Negotiating an offer.

Soldato
Joined
25 Sep 2006
Posts
14,358
Make your expectations clear at interview, give an exact figure (if asked for a precise number) and don't sell yourself short.

If you give a wide range, expect to be offered the bottom end.

If you're keen to secure the position you can always ask for a post-probationary increase or seek to set KPI's to boost your basic to be review in the near future.

To echo EVH, given an employer is likely to pay anything between 15-25% to replace you asking for several hundred or a few thousands pounds is small fry in comparison to the effort, disruption and general inconvenience of having to source your successor.
 
Associate
Joined
26 Nov 2006
Posts
401
Location
Leicester
As someone who recruits for roles ranging from 25-50k or up to 500 a day I can honestly say just ask for more, but in a professional way that makes it clear you're asking because you are losing a number of benefits and need the compensation to remain the same overall to justify the move. Don't mention the phone as that's petty, but the car running costs are likely to be upwards of 1k in running costs a year plus the outlay of purchasing one. I'd aim for 2-3K and let them counteroffer you down to the money you want. Many companies will just say yes anyway is it's still in the roles range.

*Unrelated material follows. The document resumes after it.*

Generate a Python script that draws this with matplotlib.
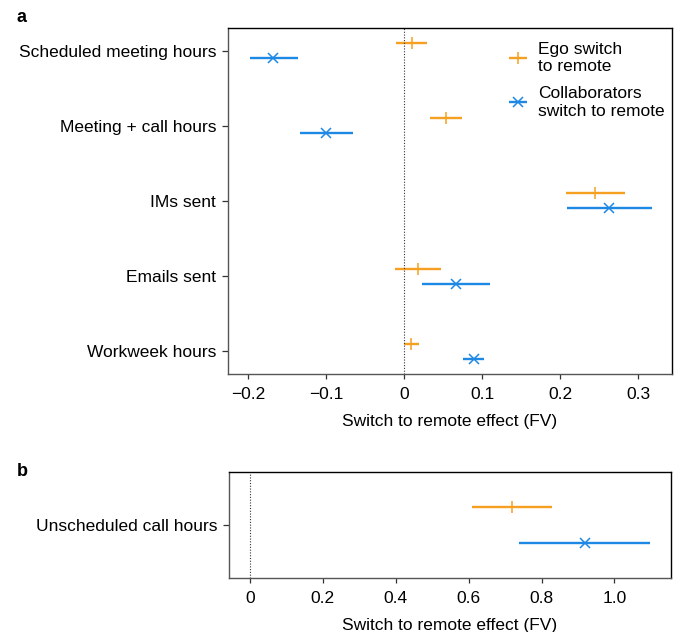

Firstly recruitment is a ball ache and no one except someone who hasn't done much of it before wants to be spending time doing interview after interview. Reviewing CVS is becomes mind-numbing. If they have offered you it means they want you and when someone has negotiated with me, whilst its a pain, I try to make it work as they are the right person for the role in my eyes. They will never pull an offer if you ask for a reasonable request. The worst that happens if they cannot increase it (maybe due to the salary of other staff and not being able to allow you to leapfrog, especially if there is already a gender pay gap) they will say they cannot go higher but give you the opportunity to accept or reject. I've had to do that than waited anxiously for a reply.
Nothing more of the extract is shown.